We’ve heard all sort of excuses for human made pollution in Thailand over the years. Even the air pollution in Bangkok has been blamed on the lighting of joss sticks in Chinese temples. Yes, an official actually said that. Now, in trying to explain away the seeping of waste water out of the town’s canals on to Patong’s beach, an official has taken creative license to a new level.
Sittipol Muangsong, Chief of the Phuket Fisheries Office, has blamed the dirty water at Patong Beach as a “natural phenomenon”. He’s attributed the water’s discolouration at Phuket beaches to either “whale excrement or plankton bloom”. He visited the tourist beach on Tuesday (presumably to check if there were any whales ‘backing up’ and aiming their rear end at any local Patong klongs, or canals).

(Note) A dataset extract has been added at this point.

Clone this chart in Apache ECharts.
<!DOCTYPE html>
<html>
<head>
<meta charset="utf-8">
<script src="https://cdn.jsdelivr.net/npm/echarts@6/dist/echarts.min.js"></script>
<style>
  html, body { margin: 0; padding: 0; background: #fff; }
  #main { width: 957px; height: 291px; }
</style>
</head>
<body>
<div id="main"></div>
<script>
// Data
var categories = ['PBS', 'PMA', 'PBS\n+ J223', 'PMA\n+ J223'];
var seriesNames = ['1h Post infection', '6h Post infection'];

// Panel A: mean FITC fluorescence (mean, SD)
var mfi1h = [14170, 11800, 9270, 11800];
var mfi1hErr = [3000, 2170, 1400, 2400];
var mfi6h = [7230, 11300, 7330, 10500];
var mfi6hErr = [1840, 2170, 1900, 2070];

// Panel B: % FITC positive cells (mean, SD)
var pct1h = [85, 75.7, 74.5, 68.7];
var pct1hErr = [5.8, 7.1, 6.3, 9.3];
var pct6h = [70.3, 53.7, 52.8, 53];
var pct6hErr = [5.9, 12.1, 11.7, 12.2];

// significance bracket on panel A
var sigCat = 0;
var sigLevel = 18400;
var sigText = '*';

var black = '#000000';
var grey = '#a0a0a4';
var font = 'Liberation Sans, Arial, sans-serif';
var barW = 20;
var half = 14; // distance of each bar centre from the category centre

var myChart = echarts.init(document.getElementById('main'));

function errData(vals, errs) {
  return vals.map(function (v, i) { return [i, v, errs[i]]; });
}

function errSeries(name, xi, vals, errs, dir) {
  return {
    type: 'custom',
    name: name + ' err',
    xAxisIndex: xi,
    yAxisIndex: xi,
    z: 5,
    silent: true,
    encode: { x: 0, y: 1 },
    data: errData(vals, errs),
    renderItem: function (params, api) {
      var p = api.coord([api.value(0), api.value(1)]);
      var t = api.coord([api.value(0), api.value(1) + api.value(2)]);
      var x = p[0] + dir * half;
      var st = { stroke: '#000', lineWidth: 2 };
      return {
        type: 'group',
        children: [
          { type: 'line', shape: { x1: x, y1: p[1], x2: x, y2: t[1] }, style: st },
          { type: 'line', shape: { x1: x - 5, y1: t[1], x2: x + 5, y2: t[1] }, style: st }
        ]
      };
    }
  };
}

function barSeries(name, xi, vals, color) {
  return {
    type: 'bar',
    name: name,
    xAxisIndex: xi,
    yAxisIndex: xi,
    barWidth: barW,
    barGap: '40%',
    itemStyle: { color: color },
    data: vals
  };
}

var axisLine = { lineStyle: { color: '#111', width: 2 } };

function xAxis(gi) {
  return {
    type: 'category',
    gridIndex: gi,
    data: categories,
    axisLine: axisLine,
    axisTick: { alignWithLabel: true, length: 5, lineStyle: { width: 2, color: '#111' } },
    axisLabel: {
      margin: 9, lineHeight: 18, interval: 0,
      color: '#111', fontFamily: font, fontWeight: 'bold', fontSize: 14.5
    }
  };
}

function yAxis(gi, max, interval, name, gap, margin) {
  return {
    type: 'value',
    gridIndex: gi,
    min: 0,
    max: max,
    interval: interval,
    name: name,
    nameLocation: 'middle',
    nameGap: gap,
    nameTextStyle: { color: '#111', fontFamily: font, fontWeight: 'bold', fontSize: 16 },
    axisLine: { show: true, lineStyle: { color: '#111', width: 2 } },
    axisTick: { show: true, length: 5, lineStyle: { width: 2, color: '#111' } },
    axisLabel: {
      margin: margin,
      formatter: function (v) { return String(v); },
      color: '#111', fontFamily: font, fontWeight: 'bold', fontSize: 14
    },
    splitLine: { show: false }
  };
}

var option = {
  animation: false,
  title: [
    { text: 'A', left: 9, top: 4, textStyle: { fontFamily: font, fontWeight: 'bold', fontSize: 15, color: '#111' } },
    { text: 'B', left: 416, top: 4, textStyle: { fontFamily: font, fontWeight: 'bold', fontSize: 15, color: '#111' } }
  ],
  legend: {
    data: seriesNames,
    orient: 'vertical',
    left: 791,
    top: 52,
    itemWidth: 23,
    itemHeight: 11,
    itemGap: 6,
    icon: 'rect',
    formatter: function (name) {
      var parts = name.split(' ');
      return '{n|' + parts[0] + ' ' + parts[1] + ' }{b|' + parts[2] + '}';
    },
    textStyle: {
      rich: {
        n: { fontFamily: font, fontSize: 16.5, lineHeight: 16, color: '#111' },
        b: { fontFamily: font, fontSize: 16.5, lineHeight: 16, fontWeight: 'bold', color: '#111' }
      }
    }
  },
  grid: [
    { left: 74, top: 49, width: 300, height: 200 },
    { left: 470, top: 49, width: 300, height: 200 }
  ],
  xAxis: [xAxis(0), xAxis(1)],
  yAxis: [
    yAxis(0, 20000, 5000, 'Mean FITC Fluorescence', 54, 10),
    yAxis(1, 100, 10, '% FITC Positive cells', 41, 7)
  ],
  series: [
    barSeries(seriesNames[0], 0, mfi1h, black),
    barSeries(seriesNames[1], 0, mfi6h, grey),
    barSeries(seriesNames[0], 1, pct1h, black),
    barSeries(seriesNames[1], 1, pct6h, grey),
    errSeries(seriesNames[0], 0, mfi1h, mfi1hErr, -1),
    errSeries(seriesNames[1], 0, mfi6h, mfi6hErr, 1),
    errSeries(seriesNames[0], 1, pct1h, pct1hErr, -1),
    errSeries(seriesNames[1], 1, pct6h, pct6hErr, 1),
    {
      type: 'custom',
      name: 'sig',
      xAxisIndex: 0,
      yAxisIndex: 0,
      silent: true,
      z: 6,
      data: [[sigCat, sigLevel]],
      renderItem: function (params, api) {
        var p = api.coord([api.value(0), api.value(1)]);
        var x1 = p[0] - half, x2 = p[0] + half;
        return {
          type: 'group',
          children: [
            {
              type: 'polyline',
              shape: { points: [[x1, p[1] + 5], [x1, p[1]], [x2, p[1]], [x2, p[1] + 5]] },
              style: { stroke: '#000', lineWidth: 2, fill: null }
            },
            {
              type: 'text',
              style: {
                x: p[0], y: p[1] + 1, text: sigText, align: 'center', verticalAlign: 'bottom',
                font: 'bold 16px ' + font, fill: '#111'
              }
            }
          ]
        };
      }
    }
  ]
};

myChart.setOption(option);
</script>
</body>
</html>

But local environmental group Monsoon Garbage have sent up their drone and taken photos showing exactly where the dirty water is coming from, and where it’s ending up.

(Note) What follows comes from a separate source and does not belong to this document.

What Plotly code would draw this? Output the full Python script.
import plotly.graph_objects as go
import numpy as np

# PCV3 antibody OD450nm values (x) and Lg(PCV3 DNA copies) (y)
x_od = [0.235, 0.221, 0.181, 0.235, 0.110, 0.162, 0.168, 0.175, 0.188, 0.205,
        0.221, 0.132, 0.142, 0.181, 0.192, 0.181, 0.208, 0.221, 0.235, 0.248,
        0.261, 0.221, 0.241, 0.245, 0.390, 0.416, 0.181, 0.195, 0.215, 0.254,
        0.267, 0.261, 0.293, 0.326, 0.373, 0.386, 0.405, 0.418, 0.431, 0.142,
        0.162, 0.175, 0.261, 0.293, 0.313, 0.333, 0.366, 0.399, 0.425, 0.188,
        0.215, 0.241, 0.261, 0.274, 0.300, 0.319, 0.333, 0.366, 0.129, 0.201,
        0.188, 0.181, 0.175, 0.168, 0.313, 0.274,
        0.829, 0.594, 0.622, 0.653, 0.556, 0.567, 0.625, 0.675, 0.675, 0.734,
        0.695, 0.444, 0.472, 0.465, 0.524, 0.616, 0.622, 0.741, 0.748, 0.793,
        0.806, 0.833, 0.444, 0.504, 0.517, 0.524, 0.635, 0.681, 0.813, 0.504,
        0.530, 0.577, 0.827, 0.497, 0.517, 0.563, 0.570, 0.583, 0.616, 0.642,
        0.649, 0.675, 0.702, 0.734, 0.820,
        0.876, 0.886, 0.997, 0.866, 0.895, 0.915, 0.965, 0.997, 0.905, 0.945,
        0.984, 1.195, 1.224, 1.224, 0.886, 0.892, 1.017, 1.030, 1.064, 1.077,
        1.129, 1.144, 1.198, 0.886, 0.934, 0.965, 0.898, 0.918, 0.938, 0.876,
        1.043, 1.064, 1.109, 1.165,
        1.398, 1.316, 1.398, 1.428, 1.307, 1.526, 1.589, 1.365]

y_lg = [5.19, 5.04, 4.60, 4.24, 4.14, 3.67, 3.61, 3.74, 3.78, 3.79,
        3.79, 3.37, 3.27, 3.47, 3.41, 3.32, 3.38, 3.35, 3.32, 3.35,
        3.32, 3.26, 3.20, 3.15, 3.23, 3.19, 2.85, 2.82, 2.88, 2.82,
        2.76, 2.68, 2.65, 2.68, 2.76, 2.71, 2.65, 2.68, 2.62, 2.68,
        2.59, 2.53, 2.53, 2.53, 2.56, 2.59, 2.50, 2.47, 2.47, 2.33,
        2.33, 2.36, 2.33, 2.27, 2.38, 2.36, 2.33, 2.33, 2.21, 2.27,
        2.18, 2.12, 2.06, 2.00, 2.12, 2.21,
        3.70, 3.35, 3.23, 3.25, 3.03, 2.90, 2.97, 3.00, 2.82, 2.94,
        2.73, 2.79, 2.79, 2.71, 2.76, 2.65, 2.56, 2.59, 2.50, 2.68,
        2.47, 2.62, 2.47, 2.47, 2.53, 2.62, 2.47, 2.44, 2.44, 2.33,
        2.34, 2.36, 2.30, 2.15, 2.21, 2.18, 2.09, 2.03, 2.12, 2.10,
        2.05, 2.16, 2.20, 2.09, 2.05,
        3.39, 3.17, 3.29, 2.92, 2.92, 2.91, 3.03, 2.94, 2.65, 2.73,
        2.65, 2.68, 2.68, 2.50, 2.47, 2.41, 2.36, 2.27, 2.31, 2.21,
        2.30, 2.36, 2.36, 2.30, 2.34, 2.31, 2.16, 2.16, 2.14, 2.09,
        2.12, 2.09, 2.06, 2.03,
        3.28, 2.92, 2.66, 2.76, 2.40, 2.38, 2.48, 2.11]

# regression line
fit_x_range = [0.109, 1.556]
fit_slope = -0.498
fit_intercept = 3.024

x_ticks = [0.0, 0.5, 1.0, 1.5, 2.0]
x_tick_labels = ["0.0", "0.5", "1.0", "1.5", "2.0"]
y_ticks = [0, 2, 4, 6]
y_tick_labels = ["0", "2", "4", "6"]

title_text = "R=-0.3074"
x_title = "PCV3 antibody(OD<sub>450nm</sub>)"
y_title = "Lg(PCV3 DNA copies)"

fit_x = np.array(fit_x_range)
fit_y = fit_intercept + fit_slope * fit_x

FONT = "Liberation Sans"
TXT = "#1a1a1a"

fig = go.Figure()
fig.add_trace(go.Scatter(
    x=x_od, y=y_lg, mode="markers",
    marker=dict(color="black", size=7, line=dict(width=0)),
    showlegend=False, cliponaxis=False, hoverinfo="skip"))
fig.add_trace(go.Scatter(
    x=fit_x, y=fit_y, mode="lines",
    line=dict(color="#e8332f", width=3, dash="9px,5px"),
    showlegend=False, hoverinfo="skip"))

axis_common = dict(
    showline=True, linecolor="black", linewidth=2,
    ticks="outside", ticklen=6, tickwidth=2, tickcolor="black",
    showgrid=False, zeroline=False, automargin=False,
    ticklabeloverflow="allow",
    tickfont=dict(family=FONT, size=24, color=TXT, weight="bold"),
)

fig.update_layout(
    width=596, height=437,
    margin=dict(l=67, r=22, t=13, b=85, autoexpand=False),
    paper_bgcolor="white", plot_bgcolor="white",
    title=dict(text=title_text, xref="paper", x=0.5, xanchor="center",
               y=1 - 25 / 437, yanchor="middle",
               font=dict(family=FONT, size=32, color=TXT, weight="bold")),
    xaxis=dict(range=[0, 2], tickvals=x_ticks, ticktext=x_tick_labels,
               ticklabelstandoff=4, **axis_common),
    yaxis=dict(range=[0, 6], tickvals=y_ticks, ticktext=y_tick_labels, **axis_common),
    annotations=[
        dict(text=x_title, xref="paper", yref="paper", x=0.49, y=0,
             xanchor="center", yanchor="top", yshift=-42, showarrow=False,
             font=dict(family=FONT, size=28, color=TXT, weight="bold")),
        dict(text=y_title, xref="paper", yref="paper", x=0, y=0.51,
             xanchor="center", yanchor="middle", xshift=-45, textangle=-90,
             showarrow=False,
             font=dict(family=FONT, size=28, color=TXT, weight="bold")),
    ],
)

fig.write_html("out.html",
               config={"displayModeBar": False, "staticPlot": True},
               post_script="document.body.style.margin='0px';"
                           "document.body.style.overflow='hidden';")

When there are lots of tourists in Patong there are reports of these filthy ‘black waters’ making their way into Patong Bay from the local klongs, often ending up washing back into the beach where hundreds of people are swimming.
The report states that the phenomenon will not affect tourism. Furthermore, the dark water at Plub Pla Bay on Koh Racha Yai has already been attributed to “whale excrement or plankton bloom”. Perennial dark water at Kamala Beach has been again confirmed to originate from wastewater in the canal that streams across the beach, according to a report in The Phuket News.
The aerial photos posted by Monsoon Garbage indicate that the water in the canal is already ‘black’, and where the klong empties into the bay. But Mr. Sittipol’s inspection concluded that the discolouration is a :natural phenomenon” caused by the multiplication of single-celled algae in the sea.
PHOTO: Monsoon Garbage
He told the media that the algae turns the seawater brown, red, green, or muddy black, causing the sea to appear differently than before. He went on to state that this phenomenon occurs in the summer and is caused by the combination of the rise and fall of tides, and the wind.
He also added that marine biologists from the Marine Resources Research Centre at Cape Panwa will take samples of the water to determine the exact cause of the phenomenon.
He hopes that this will reduce public concern and help them understand that this is a natural occurrence that does not affect the quality of the beaches or the tourism sector in any way.
Although seaweed washing ashore at the southern end of the Patong Beach was not mentioned in the report, Mr. Sittipol noted that locals who live in the area and boat rental operators confirm that this is a natural phenomenon that occurs every year, and most tourists know it’s natural and is only present at that end of the beach.